Exercise requirements:
In your copy, repeat the records exactly and leave out the pictures.

Materials provided:
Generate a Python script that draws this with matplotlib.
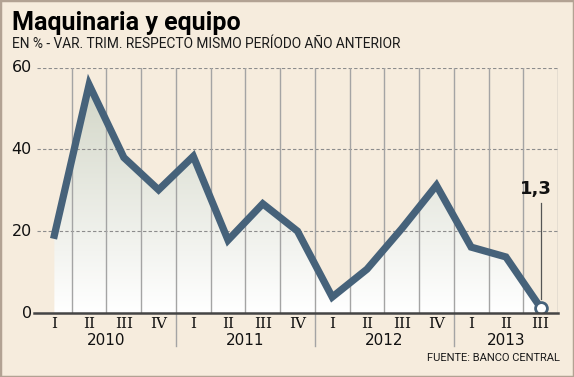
import numpy as np
import matplotlib
matplotlib.use("Agg")
import matplotlib.pyplot as plt
from matplotlib.patches import Rectangle, Polygon
from matplotlib.colors import LinearSegmentedColormap

quarters = ["I", "II", "III", "IV", "I", "II", "III", "IV", "I", "II", "III", "IV", "I", "II", "III"]
years = ["2010", "2011", "2012", "2013"]
values = [19.0, 55.8, 38.0, 30.1, 38.3, 17.8, 26.7, 20.0, 3.9, 10.7, 20.6, 31.2, 16.1, 13.7, 1.3]
yticks = [0, 20, 40, 60]

BG = "#f6ecdd"
LINE = "#46627a"

fig = plt.figure(figsize=(5.74, 3.77), dpi=100, facecolor=BG)
ax = fig.add_axes([37/574, 1-313/377, (558-37)/574, (313-67.5)/377])
ax.set_facecolor(BG)
x = np.arange(len(values))
ax.set_xlim(-0.5, len(values) - 0.5)
ax.set_ylim(0, 60)

# gradient fill under curve
cmap = LinearSegmentedColormap.from_list("g", ["#ffffff", "#cdd1c0"])
grad = np.linspace(0, 1, 256).reshape(-1, 1)
im = ax.imshow(grad, extent=[x[0], x[-1], 0, 60], origin="lower", aspect="auto",
               cmap=cmap, vmin=0, vmax=1.05, zorder=1)
poly = Polygon(np.vstack([[x[0], 0], np.column_stack([x, values]), [x[-1], 0]]),
               closed=True, facecolor="none", edgecolor="none")
ax.add_patch(poly)
im.set_clip_path(poly)

# grid lines
for yv in yticks[1:]:
    ax.axhline(yv, color="#8c8c8c", lw=0.8, ls=(0, (3, 2)), zorder=2)
for xv in np.arange(0.5, len(values), 1.0):
    ax.axvline(xv, color="#a4a4a4", lw=1.0, zorder=2)
# year separators extending below axis
for i in range(1, len(years)):
    xv = i * 4 - 0.5
    ax.plot([xv, xv], [0, -8], color="#a4a4a4", lw=1.0, clip_on=False, zorder=2)

ax.plot(x, values, color=LINE, lw=5.2, solid_joinstyle="miter", zorder=4)
ax.plot([x[-1]], [values[-1]], "o", ms=8.5, mfc="white", mec=LINE, mew=2.0, zorder=5)
ax.plot([x[-1], x[-1]], [values[-1] + 2, 27], color="#555555", lw=0.9, zorder=3)
ax.text(x[-1] - 0.15, 28, "1,3", ha="center", va="bottom", fontsize=13,
        fontweight="bold", color="#111111")

for s in ax.spines.values():
    s.set_visible(False)
ax.axhline(0, color="#444444", lw=1.8, zorder=6, xmin=-0.005, clip_on=False)
ax.set_xticks([])
ax.set_yticks([])
for yv in yticks:
    ax.text(-0.65, yv, str(yv), ha="right", va="center", fontsize=11.5, color="#111111")
for xi, q in zip(x, quarters):
    ax.text(xi, -2.7, q, ha="center", va="center", fontsize=11, color="#111111",
            family="DejaVu Serif")
for i, yr in enumerate(years):
    n = min(4, len(values) - i * 4)
    ax.text(i * 4 + (n - 1) / 2, -6.6, yr, ha="center", va="center", fontsize=11, color="#111111")

fig.text(12/574, 1-23/377, "Maquinaria y equipo", fontsize=18, fontweight="bold",
         family="Roboto", color="#000000", va="center", ha="left")
fig.text(12/574, 1-44.5/377, "EN % - VAR. TRIM. RESPECTO MISMO PERÍODO AÑO ANTERIOR",
         fontsize=9.9, family="Roboto", color="#1a1a1a", va="center", ha="left")
fig.text(560/574, 1-358/377, "FUENTE: BANCO CENTRAL", fontsize=8.0, family="Roboto",
         color="#1a1a1a", va="center", ha="right")

fig.patches.append(Rectangle((0, 0), 1, 1, transform=fig.transFigure, fill=False,
                             edgecolor="#b2a293", lw=2.5))
fig.savefig("out.png", dpi=100, facecolor=BG)
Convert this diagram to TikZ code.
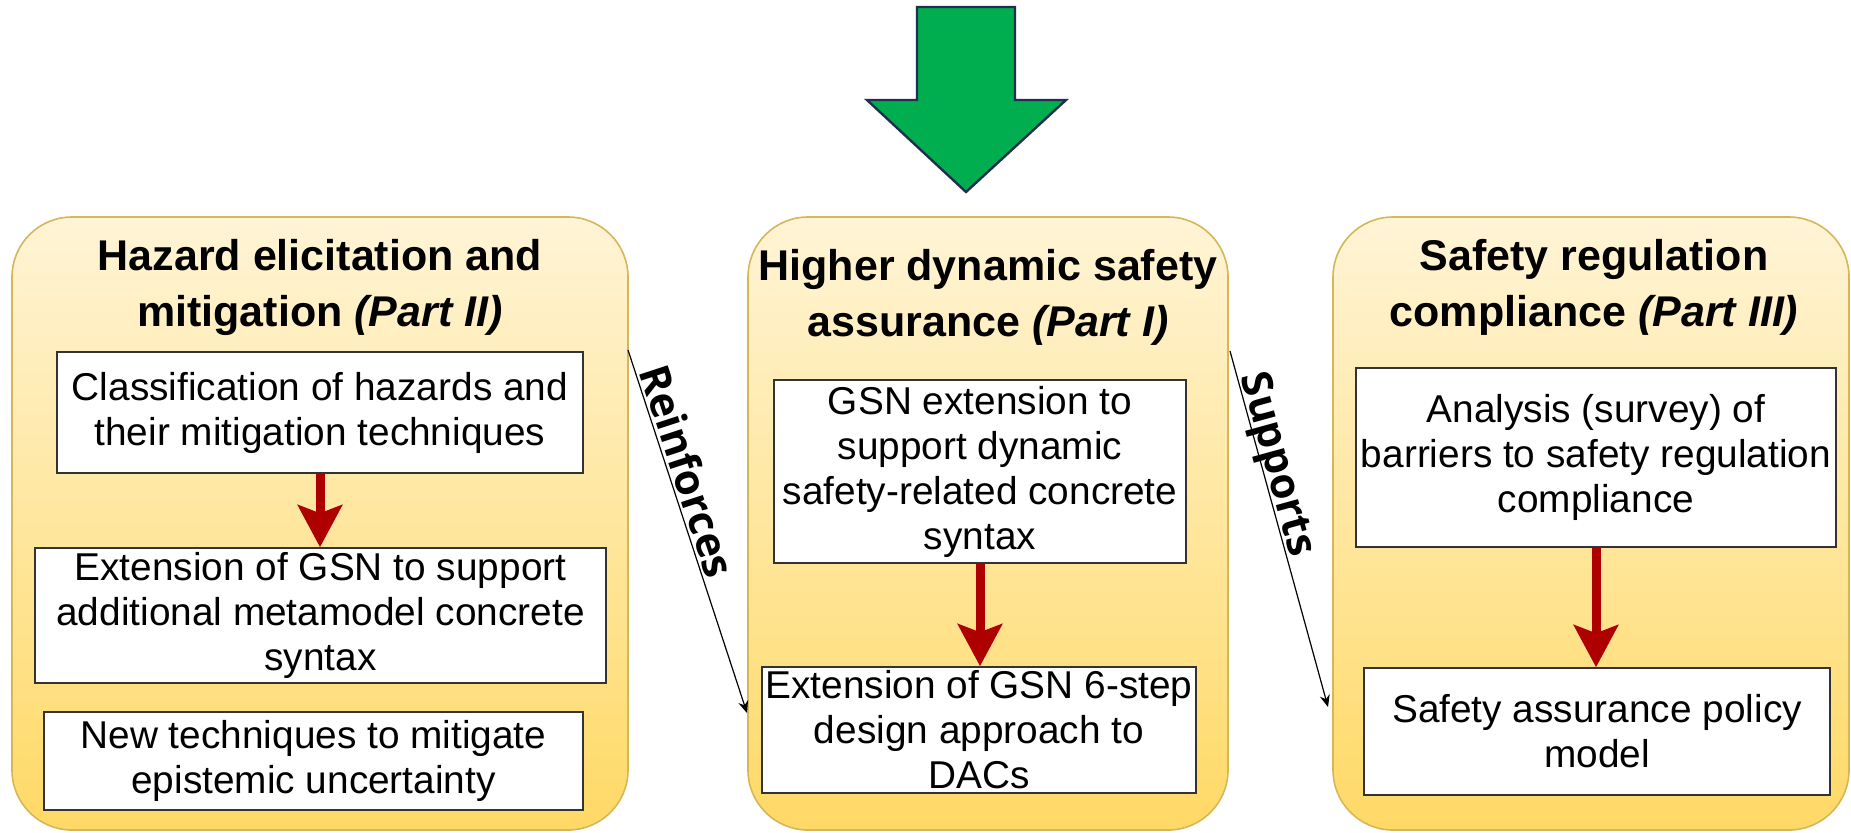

Answer in full:
Generate a Python script that draws this with matplotlib.
import numpy as np
import matplotlib
matplotlib.use("Agg")
import matplotlib.pyplot as plt
from matplotlib.patches import Rectangle, Polygon
from matplotlib.colors import LinearSegmentedColormap

quarters = ["I", "II", "III", "IV", "I", "II", "III", "IV", "I", "II", "III", "IV", "I", "II", "III"]
years = ["2010", "2011", "2012", "2013"]
values = [19.0, 55.8, 38.0, 30.1, 38.3, 17.8, 26.7, 20.0, 3.9, 10.7, 20.6, 31.2, 16.1, 13.7, 1.3]
yticks = [0, 20, 40, 60]

BG = "#f6ecdd"
LINE = "#46627a"

fig = plt.figure(figsize=(5.74, 3.77), dpi=100, facecolor=BG)
ax = fig.add_axes([37/574, 1-313/377, (558-37)/574, (313-67.5)/377])
ax.set_facecolor(BG)
x = np.arange(len(values))
ax.set_xlim(-0.5, len(values) - 0.5)
ax.set_ylim(0, 60)

# gradient fill under curve
cmap = LinearSegmentedColormap.from_list("g", ["#ffffff", "#cdd1c0"])
grad = np.linspace(0, 1, 256).reshape(-1, 1)
im = ax.imshow(grad, extent=[x[0], x[-1], 0, 60], origin="lower", aspect="auto",
               cmap=cmap, vmin=0, vmax=1.05, zorder=1)
poly = Polygon(np.vstack([[x[0], 0], np.column_stack([x, values]), [x[-1], 0]]),
               closed=True, facecolor="none", edgecolor="none")
ax.add_patch(poly)
im.set_clip_path(poly)

# grid lines
for yv in yticks[1:]:
    ax.axhline(yv, color="#8c8c8c", lw=0.8, ls=(0, (3, 2)), zorder=2)
for xv in np.arange(0.5, len(values), 1.0):
    ax.axvline(xv, color="#a4a4a4", lw=1.0, zorder=2)
# year separators extending below axis
for i in range(1, len(years)):
    xv = i * 4 - 0.5
    ax.plot([xv, xv], [0, -8], color="#a4a4a4", lw=1.0, clip_on=False, zorder=2)

ax.plot(x, values, color=LINE, lw=5.2, solid_joinstyle="miter", zorder=4)
ax.plot([x[-1]], [values[-1]], "o", ms=8.5, mfc="white", mec=LINE, mew=2.0, zorder=5)
ax.plot([x[-1], x[-1]], [values[-1] + 2, 27], color="#555555", lw=0.9, zorder=3)
ax.text(x[-1] - 0.15, 28, "1,3", ha="center", va="bottom", fontsize=13,
        fontweight="bold", color="#111111")

for s in ax.spines.values():
    s.set_visible(False)
ax.axhline(0, color="#444444", lw=1.8, zorder=6, xmin=-0.005, clip_on=False)
ax.set_xticks([])
ax.set_yticks([])
for yv in yticks:
    ax.text(-0.65, yv, str(yv), ha="right", va="center", fontsize=11.5, color="#111111")
for xi, q in zip(x, quarters):
    ax.text(xi, -2.7, q, ha="center", va="center", fontsize=11, color="#111111",
            family="DejaVu Serif")
for i, yr in enumerate(years):
    n = min(4, len(values) - i * 4)
    ax.text(i * 4 + (n - 1) / 2, -6.6, yr, ha="center", va="center", fontsize=11, color="#111111")

fig.text(12/574, 1-23/377, "Maquinaria y equipo", fontsize=18, fontweight="bold",
         family="Roboto", color="#000000", va="center", ha="left")
fig.text(12/574, 1-44.5/377, "EN % - VAR. TRIM. RESPECTO MISMO PERÍODO AÑO ANTERIOR",
         fontsize=9.9, family="Roboto", color="#1a1a1a", va="center", ha="left")
fig.text(560/574, 1-358/377, "FUENTE: BANCO CENTRAL", fontsize=8.0, family="Roboto",
         color="#1a1a1a", va="center", ha="right")

fig.patches.append(Rectangle((0, 0), 1, 1, transform=fig.transFigure, fill=False,
                             edgecolor="#b2a293", lw=2.5))
fig.savefig("out.png", dpi=100, facecolor=BG)
Convert this diagram to TikZ code.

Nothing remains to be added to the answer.